In 1959, the functions of inspecting departmental security were transferred to the non-departmental security.

Since 1962, the non-departmental security was tasked with introducing technical security equipment (security, fire alarms), and developing centralized security for facilities.

On February 18, 1966, the Resolution of the Council of Ministers of the Soviet Union approved the Model Regulation on Non-departmental Security in the Police Bodies, which determined that non-departmental security in the police bodies is organized to protect enterprises, construction sites, institutions and organizations located in cities, workers' settlements and district centers, and consists of paramilitary units designed to protect especially important and restricted facilities, and guard units designed to protect other facilities. Non-departmental security in the police bodies was under the jurisdiction of the ministries of public order protection of the union republics. The paramilitary units of the non-departmental security of the police agencies consisted of detachments, separate teams, groups and sections, and the guard units - of brigades. The paramilitary units were armed with carbines, rifles, pistols and revolvers.

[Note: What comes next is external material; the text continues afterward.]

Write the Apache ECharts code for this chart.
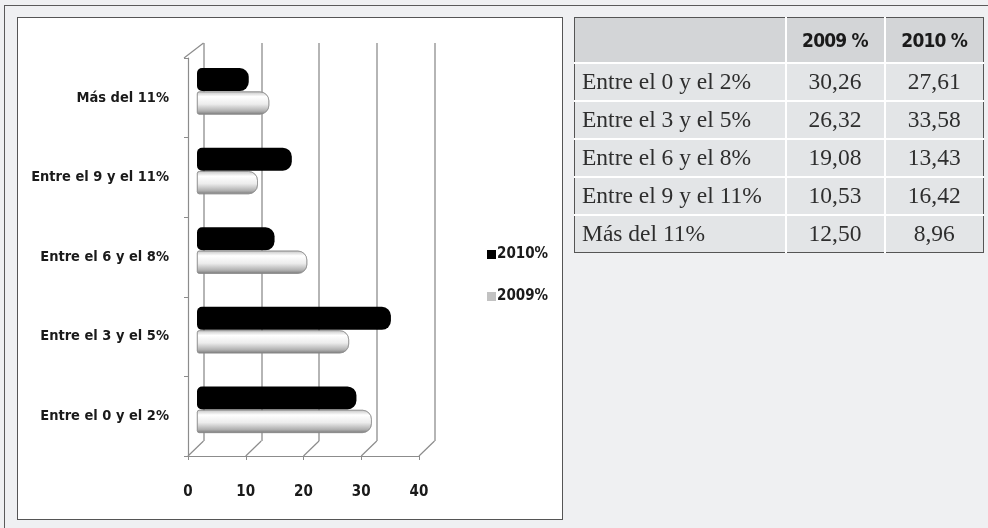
<!DOCTYPE html>
<html>
<head>
<meta charset="utf-8">
<script src="https://cdn.jsdelivr.net/npm/echarts@6/dist/echarts.min.js"></script>
<style>
  html, body { margin: 0; padding: 0; }
  body { width: 988px; height: 528px; background: #eff0f2; position: relative; overflow: hidden; }
  #frame { position: absolute; left: 4px; top: 5px; width: 1200px; height: 800px;
           border-left: 1.5px solid #5a5a5a; border-top: 1.5px solid #5a5a5a; }
  #panel { position: absolute; left: 17px; top: 17px; width: 544px; height: 501px;
           background: #fff; border: 1.5px solid #555; }
  #chart { position: absolute; left: 0; top: 0; width: 988px; height: 528px; }
  #tbl { position: absolute; left: 574px; top: 17px; border-collapse: collapse;
         border: 1.5px solid #555; font-family: "Liberation Serif", "Times New Roman", serif; }
  #tbl td, #tbl th { border: 2px solid #fff; padding: 0; line-height: 1; box-sizing: border-box; }
  #tbl tr:first-child th, #tbl tr:first-child td { border-top: none; }
  #tbl tr td:first-child, #tbl tr th:first-child { border-left: none; }
  #tbl tr td:last-child, #tbl tr th:last-child { border-right: none; }
  #tbl tr:last-child td { border-bottom: none; }
  #tbl th { background: #d3d5d7; height: 45px; font-family: "DejaVu Sans Condensed", sans-serif;
            font-weight: bold; font-size: 19px; color: #1a1a1a; letter-spacing: -0.8px; padding-top: 2px; }
  #tbl td { background: #e3e5e7; height: 38px; font-size: 23.5px; color: #2e2e2e; }
  #tbl td.lbl { text-align: left; padding-left: 7px; width: 211px; }
  #tbl td.num { text-align: center; width: 99px; }
</style>
</head>
<body>
<div id="frame"></div>
<div id="panel"></div>
<div id="chart"></div>
<table id="tbl"></table>
<script>
// Interest-rate brackets, bottom to top on the chart, top to bottom in the table
const categories = ['Entre el 0 y el 2%', 'Entre el 3 y el 5%', 'Entre el 6 y el 8%', 'Entre el 9 y el 11%', 'Más del 11%'];
const values2009 = [30.26, 26.32, 19.08, 10.53, 12.50];
const values2010 = [27.61, 33.58, 13.43, 16.42, 8.96];
const seriesNames = ['2010%', '2009%'];
const tableHeaders = ['2009 %', '2010 %'];
const axisMin = 0, axisMax = 40, axisStep = 10;

// ---- table ----
const fmt = v => v.toFixed(2).replace('.', ',');
const tbl = document.getElementById('tbl');
let html = '<tr><th></th>' + tableHeaders.map(h => '<th>' + h + '</th>').join('') + '</tr>';
categories.forEach((c, i) => {
  html += '<tr><td class="lbl">' + c + '</td><td class="num">' + fmt(values2009[i]) +
          '</td><td class="num">' + fmt(values2010[i]) + '</td></tr>';
});
tbl.innerHTML = html;

// ---- chart ----
const labelFont = '"DejaVu Sans Condensed", sans-serif';
const W = 988, H = 528;
// front plane, back wall, and mid-depth plane where the bars sit
const front = { left: 188, right: W - 419, top: 58, bottom: H - 456 };
const depthX = 15.5, depthY = 15;
const back = { left: front.left + depthX, right: front.right - depthX, top: front.top - depthY, bottom: front.bottom + depthY };
const mid = { left: 197, right: W - 428, top: front.top - 6.5, bottom: front.bottom + 6.5 };

const lineGray = '#8c8c8c';
const grayBar = {
  type: 'linear', x: 0, y: 0, x2: 0, y2: 1,
  colorStops: [
    { offset: 0, color: '#c4c4c4' },
    { offset: 0.22, color: '#ffffff' },
    { offset: 0.55, color: '#ececec' },
    { offset: 0.85, color: '#b0b0b0' },
    { offset: 1, color: '#7a7a7a' }
  ]
};

const chart = echarts.init(document.getElementById('chart'), null, { renderer: 'canvas' });
const option = {
  animation: false,
  backgroundColor: 'transparent',
  grid: [
    Object.assign({ containLabel: false }, front),
    Object.assign({ containLabel: false }, back),
    Object.assign({ containLabel: false }, mid)
  ],
  xAxis: [
    { gridIndex: 0, type: 'value', min: axisMin, max: axisMax, interval: axisStep,
      axisLine: { show: true, lineStyle: { color: lineGray, width: 1.2 } },
      axisTick: { show: true, length: 4, lineStyle: { color: lineGray } },
      splitLine: { show: false },
      axisLabel: { margin: 29, fontFamily: labelFont, fontWeight: 'bold', fontSize: 15, color: '#1a1a1a' } },
    { gridIndex: 1, type: 'value', min: axisMin, max: axisMax, interval: axisStep,
      axisLine: { show: false }, axisTick: { show: false }, axisLabel: { show: false },
      splitLine: { show: true, lineStyle: { color: '#9c9c9c', width: 1.5 } } },
    { gridIndex: 2, type: 'value', min: axisMin, max: axisMax, show: false }
  ],
  yAxis: [
    { gridIndex: 0, type: 'category', data: categories,
      axisLine: { show: true, lineStyle: { color: lineGray, width: 1.2 } },
      axisTick: { show: true, length: 4, lineStyle: { color: lineGray } },
      axisLabel: { margin: 19, fontFamily: labelFont, fontWeight: 'bold', fontSize: 14.5, color: '#1a1a1a' } },
    { gridIndex: 1, type: 'category', data: categories, show: false },
    { gridIndex: 2, type: 'category', data: categories, show: false }
  ],
  legend: {
    orient: 'vertical', left: 482, top: 242, itemWidth: 9, itemHeight: 9, itemGap: 27,
    icon: 'rect',
    textStyle: { fontFamily: labelFont, fontWeight: 'bold', fontSize: 15, color: '#1a1a1a', padding: [0, 0, 0, -4] },
    data: [
      { name: seriesNames[0], itemStyle: { color: '#000', borderWidth: 0 } },
      { name: seriesNames[1], itemStyle: { color: '#c2c2c2', borderWidth: 0 } }
    ]
  },
  series: [
    { name: seriesNames[0], type: 'bar', xAxisIndex: 2, yAxisIndex: 2, data: values2010,
      barWidth: 23, barGap: '2%',
      itemStyle: { color: '#000', borderRadius: [5, 9, 9, 5] } },
    { name: seriesNames[1], type: 'bar', xAxisIndex: 2, yAxisIndex: 2, data: values2009,
      barWidth: 23, barGap: '2%',
      itemStyle: { color: grayBar, borderRadius: [2, 9, 9, 2], borderColor: '#8a8a8a', borderWidth: 0.6 } }
  ]
};
chart.setOption(option);

// receding floor and wall edges joining the front axes to the back wall
const edges = [];
for (let v = axisMin; v <= axisMax; v += axisStep) {
  const fx = chart.convertToPixel({ xAxisIndex: 0 }, v);
  const bx = chart.convertToPixel({ xAxisIndex: 1 }, v);
  edges.push({ type: 'line', silent: true,
    shape: { x1: fx, y1: H - front.bottom, x2: bx, y2: H - back.bottom },
    style: { stroke: lineGray, lineWidth: 1.2 } });
}
const fx0 = chart.convertToPixel({ xAxisIndex: 0 }, axisMin);
const bx0 = chart.convertToPixel({ xAxisIndex: 1 }, axisMin);
edges.push({ type: 'line', silent: true,
  shape: { x1: fx0 - 4, y1: front.top, x2: bx0, y2: back.top },
  style: { stroke: lineGray, lineWidth: 1.2 } });
chart.setOption({ graphic: edges });
</script>
</body>
</html>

As of 1975, the total number of non-departmental security in the Soviet Union was 53 thousand people, 200 thousand objects were under protection.

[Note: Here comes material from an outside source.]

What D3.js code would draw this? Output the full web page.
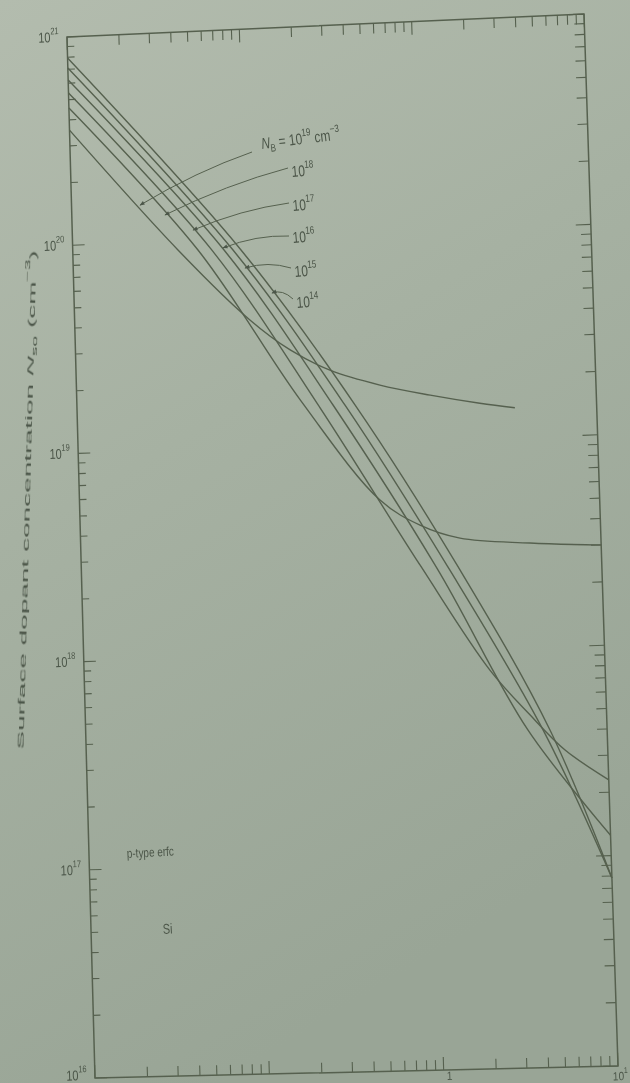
<!DOCTYPE html>
<html>
<head>
<meta charset="utf-8">
<script src="https://cdn.jsdelivr.net/npm/d3@7"></script>
<style>
  html, body { margin: 0; padding: 0; overflow: hidden; background: #a6b1a2; }
  text { font-family: "Liberation Sans", Arial, sans-serif; fill: #4c5649; }
</style>
</head>
<body>
<div id="chart"></div>
<script>
// background concentration of each curve (exponent of N_B, cm^-3)
const nbExp = ['19', '18', '17', '16', '15', '14']

// x value and surface concentration N_so (cm^-3)
const xNB19 = [0.01, 0.0406, 0.103, 0.174, 0.293, 0.566, 1.10, 2.12, 3.37]
const nNB19 = [3.57e20, 9.06e19, 4.06e19, 2.87e19, 2.26e19, 1.88e19, 1.65e19, 1.48e19, 1.39e19]
const xNB18 = [0.01, 0.053, 0.195, 0.541, 0.911, 1.54, 3.89, 10]
const nNB18 = [4.56e20, 8.97e19, 1.65e19, 5.32e18, 3.98e18, 3.40e18, 3.14e18, 2.99e18]
const xNB17 = [0.01, 0.0638, 0.247, 0.896, 2.17, 3.62, 5.68, 10]
const nNB17 = [5.38e20, 8.91e19, 1.55e19, 2.57e18, 7.92e17, 4.79e17, 3.22e17, 2.29e17]
const xNB16 = [0.01, 0.075, 0.301, 1.135, 3.50, 10]
const nNB16 = [6.21e20, 8.87e19, 1.54e19, 2.42e18, 4.06e17, 1.25e17]
const xNB15 = [0.01, 0.0845, 0.353, 1.33, 4.28, 10]
const nNB15 = [7.10e20, 8.83e19, 1.53e19, 2.40e18, 4.04e17, 7.83e16]
const xNB14 = [0.01, 0.094, 0.403, 1.52, 4.69, 10]
const nNB14 = [7.93e20, 8.81e19, 1.53e19, 2.40e18, 4.03e17, 7.83e16]

// where each leader arrow touches its curve
const leaderX = [0.0249, 0.0346, 0.050, 0.074, 0.0984, 0.1396]
const leaderN = [1.51e20, 1.34e20, 1.12e20, 9.08e19, 7.21e19, 5.41e19]

// tick labels
const yLabelValues = [1e21, 1e20, 1e19, 1e18, 1e17, 1e16]
const xLabelValues = [1, 10]

const width = 630, height = 1083

// the photo is skewed: the plot frame is a slightly warped quadrilateral
const TL = [67, 37], TR = [584, 14], BL = [95, 1078], BR = [618, 1066]
function warp(u, v) {
  return [
    (1 - u) * (1 - v) * TL[0] + u * (1 - v) * TR[0] + (1 - u) * v * BL[0] + u * v * BR[0],
    (1 - u) * (1 - v) * TL[1] + u * (1 - v) * TR[1] + (1 - u) * v * BL[1] + u * v * BR[1]
  ]
}

const x = d3.scaleLog().domain([1e-2, 1e1]).range([0, 1])
const y = d3.scaleLog().domain([1e21, 1e16]).range([0, 1])
const P = (xv, nv) => warp(x(xv), y(nv))

const curves = [
  { nb: '19', xs: xNB19, ns: nNB19 },
  { nb: '18', xs: xNB18, ns: nNB18 },
  { nb: '17', xs: xNB17, ns: nNB17 },
  { nb: '16', xs: xNB16, ns: nNB16 },
  { nb: '15', xs: xNB15, ns: nNB15 },
  { nb: '14', xs: xNB14, ns: nNB14 }
]

const svg = d3.select('#chart').append('svg')
  .attr('width', width)
  .attr('height', height)

const defs = svg.append('defs')
const grad = defs.append('linearGradient').attr('id', 'paper')
  .attr('x1', 0).attr('y1', 0).attr('x2', 0.35).attr('y2', 1)
grad.append('stop').attr('offset', 0).attr('stop-color', '#b3bcae')
grad.append('stop').attr('offset', 0.45).attr('stop-color', '#a6b1a2')
grad.append('stop').attr('offset', 1).attr('stop-color', '#99a596')
defs.append('filter').attr('id', 'soft')
  .append('feGaussianBlur').attr('stdDeviation', 0.65)
defs.append('marker').attr('id', 'arrow')
  .attr('viewBox', '0 0 10 10').attr('refX', 9).attr('refY', 5)
  .attr('markerWidth', 7).attr('markerHeight', 5)
  .attr('orient', 'auto')
  .append('path').attr('d', 'M0,1 L10,5 L0,9 Z').attr('fill', '#4c5649')

svg.append('rect').attr('width', width).attr('height', height).attr('fill', 'url(#paper)')

const g = svg.append('g').attr('filter', 'url(#soft)')
const ink = '#56614f'

// frame
g.append('path')
  .attr('d', 'M' + [TL, TR, BR, BL].map(p => p.join(',')).join('L') + 'Z')
  .attr('fill', 'none').attr('stroke', ink).attr('stroke-width', 1.5)

// ticks on all four sides, pointing inward
const isMajor = t => Math.abs(Math.log10(t) - Math.round(Math.log10(t))) < 1e-6
const ticks = []
x.ticks().forEach(t => {
  const u = x(t), len = isMajor(t) ? 13 : 10
  ticks.push([warp(u, 1), warp(u, 1 - len / 1041)])
  ticks.push([warp(u, 0), warp(u, len / 1041)])
})
y.ticks().forEach(t => {
  const v = y(t), len = isMajor(t) ? 12 : 7
  ticks.push([warp(0, v), warp(len / 517, v)])
  ticks.push([warp(1, v), warp(1 - (len + 3) / 517, v)])
})
g.append('g').selectAll('line').data(ticks).join('line')
  .attr('x1', d => d[0][0]).attr('y1', d => d[0][1])
  .attr('x2', d => d[1][0]).attr('y2', d => d[1][1])
  .attr('stroke', ink).attr('stroke-width', 1.1)

// rich text helper: parts of [text, kind]
function rich(sel, parts) {
  let shift = 0
  parts.forEach(([t, k]) => {
    const target = k === 'sup' ? -6 : k === 'sub' ? 3 : 0
    sel.append('tspan')
      .attr('dy', target - shift)
      .attr('font-size', k === 'sup' || k === 'sub' ? '0.68em' : null)
      .attr('font-style', k === 'i' ? 'italic' : null)
      .text(t)
    shift = target
  })
  return sel
}
function label(x0, y0, rot, sx, sy, size, anchor) {
  return g.append('text')
    .attr('transform', `translate(${x0},${y0}) rotate(${rot}) scale(${sx},${sy})`)
    .attr('font-size', size)
    .attr('text-anchor', anchor || 'start')
}

// y tick labels (the bottom one is kept inside the picture)
yLabelValues.forEach(t => {
  const p = warp(0, y(t))
  rich(label(p[0] - 8, Math.min(p[1] + 5, 1080), -2, 1, 1.3, 11, 'end'),
    [['10', 'n'], [String(Math.round(Math.log10(t))), 'sup']])
})
// x tick labels, just under the bottom edge
xLabelValues.forEach(t => {
  const p = warp(x(t), 1)
  const e = Math.round(Math.log10(t))
  const parts = e === 0 ? [['1', 'n']] : [['10', 'n'], [String(e), 'sup']]
  const last = t === xLabelValues[xLabelValues.length - 1]
  rich(label(last ? 628 : p[0] + 6, 1080, -2, 1, 1.2, 10, last ? 'end' : 'middle'), parts)
})

// y axis title
rich(label(30, 500, -88.5, 2.95, 1, 9.5, 'middle'),
  [['Surface dopant concentration ', 'n'], ['N', 'i'], ['so', 'sub'], [' (cm', 'n'], ['−3', 'sup'], [')', 'n']])

// curves
const line = d3.line().curve(d3.curveCatmullRom.alpha(0.5))
g.append('g').selectAll('path').data(curves).join('path')
  .attr('d', c => line(c.xs.map((xv, i) => P(xv, c.ns[i]))))
  .attr('fill', 'none').attr('stroke', ink).attr('stroke-width', 1.4)

// leader lines from the N_B labels to their curves
const leaderStart = [[252, 152], [288, 168], [289, 203], [289, 236], [291, 268], [293, 299]]
g.append('g').selectAll('path').data(nbExp).join('path')
  .attr('d', (d, i) => {
    const s = leaderStart[i], e = P(leaderX[i], leaderN[i])
    const path = d3.path()
    path.moveTo(s[0], s[1])
    path.quadraticCurveTo((s[0] + e[0]) / 2, (s[1] + e[1]) / 2 - 7, e[0], e[1])
    return path.toString()
  })
  .attr('fill', 'none').attr('stroke', ink).attr('stroke-width', 1)
  .attr('marker-end', 'url(#arrow)')

// N_B labels
rich(label(262, 149, -7, 1, 1.3, 12),
  [['N', 'i'], ['B', 'sub'], [' = 10', 'n'], [nbExp[0], 'sup'], [' cm', 'n'], ['−3', 'sup']])
const nbPos = [[292, 177], [293, 211], [293, 243], [295, 277], [297, 308]]
nbExp.slice(1).forEach((e, i) => {
  rich(label(nbPos[i][0], nbPos[i][1], -5, 1, 1.3, 12), [['10', 'n'], [e, 'sup']])
})

// notes
label(127, 858, -3, 1, 1.3, 10).text('p-type erfc')
label(163, 934, -3, 1, 1.3, 11).text('Si')
</script>
</body>
</html>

As of the beginning of December 1987, the total number of non-departmental security in the Soviet Union was almost 1 million people (including 178 thousand police officers, but the majority of the employees were guards), 600 thousand objects and 1 million premises (including over 50% of industrial facilities, enterprises and organizations and almost all trade and catering enterprises) and 410 thousand apartments were under protection. Due to the introduction of technical security equipment in the period from 1977 to the end of 1987, the number of guards was reduced by 143 thousand people (with an annual payroll of 134.7 million rubles). As reported by the head of the Main Directorate of Non-Departmental Security of the Soviet Ministry of Internal Affairs Major General of Police L. Popov, during 1987, non-departmental security officers prevented up to 30 thefts daily and detained up to 40 criminals and offenders.

===Contemporary period===
On August 14, 1992, the Government of Russia adopted the "Regulations on Non-Departmental Security under the Internal Affairs Bodies of the Russian Federation".

In 1993–2005, the non-departmental security included the Paramilitary security units.

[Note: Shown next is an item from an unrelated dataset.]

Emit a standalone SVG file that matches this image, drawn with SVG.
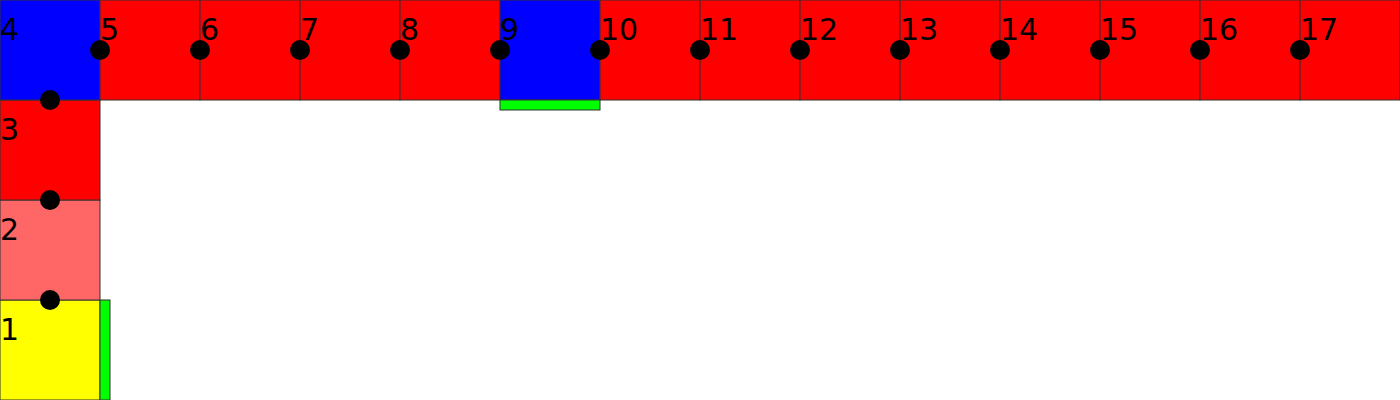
<svg xmlns="http://www.w3.org/2000/svg" width="1400" height="400" viewBox="0 0 1400 400">
<style>
.c{stroke:#333;stroke-width:1}
.r{fill:#ff0000}
.b{fill:#0000ff}
.g{fill:#00ff00;stroke:#333;stroke-width:1}
.d{fill:#000}
text{font-family:"DejaVu Sans",sans-serif;font-size:30px;fill:#000}
</style>
<rect width="1400" height="400" fill="#fff"/>
<g id="n1"><rect class="c" x="0" y="300" width="100" height="100" fill="#ffff00"/><text x="0" y="340">1</text></g>
<g id="n2"><rect class="c" x="0" y="200" width="100" height="100" fill="#ff6666"/><text x="0" y="240">2</text></g>
<g id="n3"><rect class="c r" x="0" y="100" width="100" height="100"/><text x="0" y="140">3</text></g>
<g id="n4"><rect class="c b" x="0" y="0" width="100" height="100"/><text x="0" y="40">4</text></g>
<g id="n5"><rect class="c r" x="100" y="0" width="100" height="100"/><text x="100" y="40">5</text></g>
<g id="n6"><rect class="c r" x="200" y="0" width="100" height="100"/><text x="200" y="40">6</text></g>
<g id="n7"><rect class="c r" x="300" y="0" width="100" height="100"/><text x="300" y="40">7</text></g>
<g id="n8"><rect class="c r" x="400" y="0" width="100" height="100"/><text x="400" y="40">8</text></g>
<g id="n9"><rect class="c b" x="500" y="0" width="100" height="100"/><text x="500" y="40">9</text></g>
<g id="n10"><rect class="c r" x="600" y="0" width="100" height="100"/><text x="600" y="40">10</text></g>
<g id="n11"><rect class="c r" x="700" y="0" width="100" height="100"/><text x="700" y="40">11</text></g>
<g id="n12"><rect class="c r" x="800" y="0" width="100" height="100"/><text x="800" y="40">12</text></g>
<g id="n13"><rect class="c r" x="900" y="0" width="100" height="100"/><text x="900" y="40">13</text></g>
<g id="n14"><rect class="c r" x="1000" y="0" width="100" height="100"/><text x="1000" y="40">14</text></g>
<g id="n15"><rect class="c r" x="1100" y="0" width="100" height="100"/><text x="1100" y="40">15</text></g>
<g id="n16"><rect class="c r" x="1200" y="0" width="100" height="100"/><text x="1200" y="40">16</text></g>
<g id="n17"><rect class="c r" x="1300" y="0" width="100" height="100"/><text x="1300" y="40">17</text></g>
<g id="bars">
<rect class="g" x="100" y="300" width="10" height="100"/>
<rect class="g" x="500" y="100" width="100" height="10"/>
</g>
<g id="connectors">
<circle class="d" cx="50" cy="300" r="10"/>
<circle class="d" cx="50" cy="200" r="10"/>
<circle class="d" cx="50" cy="100" r="10"/>
<circle class="d" cx="100" cy="50" r="10"/>
<circle class="d" cx="200" cy="50" r="10"/>
<circle class="d" cx="300" cy="50" r="10"/>
<circle class="d" cx="400" cy="50" r="10"/>
<circle class="d" cx="500" cy="50" r="10"/>
<circle class="d" cx="600" cy="50" r="10"/>
<circle class="d" cx="700" cy="50" r="10"/>
<circle class="d" cx="800" cy="50" r="10"/>
<circle class="d" cx="900" cy="50" r="10"/>
<circle class="d" cx="1000" cy="50" r="10"/>
<circle class="d" cx="1100" cy="50" r="10"/>
<circle class="d" cx="1200" cy="50" r="10"/>
<circle class="d" cx="1300" cy="50" r="10"/>
</g>
</svg>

In 2003, the total number of non-departmental security in Russia was 477 thousand people, and more than 427 thousand objects were under the protection of the Department security units.

In 2005, the service was reorganized, the Department of State Property Protection of the Ministry of Internal Affairs of Russia was created, and a specialized unitary enterprise was formed, FSUE "Okhrana" of the Ministry of Internal Affairs of Russia, which designs, installs, and connects security and access control systems. The FSUE "Okhrana" included employees of the paramilitary, guard, and technical services of non-departmental security.

Since that time, non-departmental security units (NDU) have only been protecting facilities by monitoring technical security equipment and responding to alarm signals (including those received from other structures monitoring security systems).

As of July 2006, the number of Non-departmental security employed 450 thousand people, including:

- 247 thousand police officers;
- 103 thousand employees of the Federal State Unitary Enterprise "Okhrana";
- 100 thousand civilian employees - these are duty officers at centralized control panels and employees of support units.

In connection with the reform of law enforcement agencies, in 2010–2012, it was planned to increase the number of NDUs by 35 thousand people, up to 485 thousand people. After the creation of the Federal Service of Troops of the National Guard of the Russian Federation (Rosgvardia) in Russia in 2016, NDUs became part of it.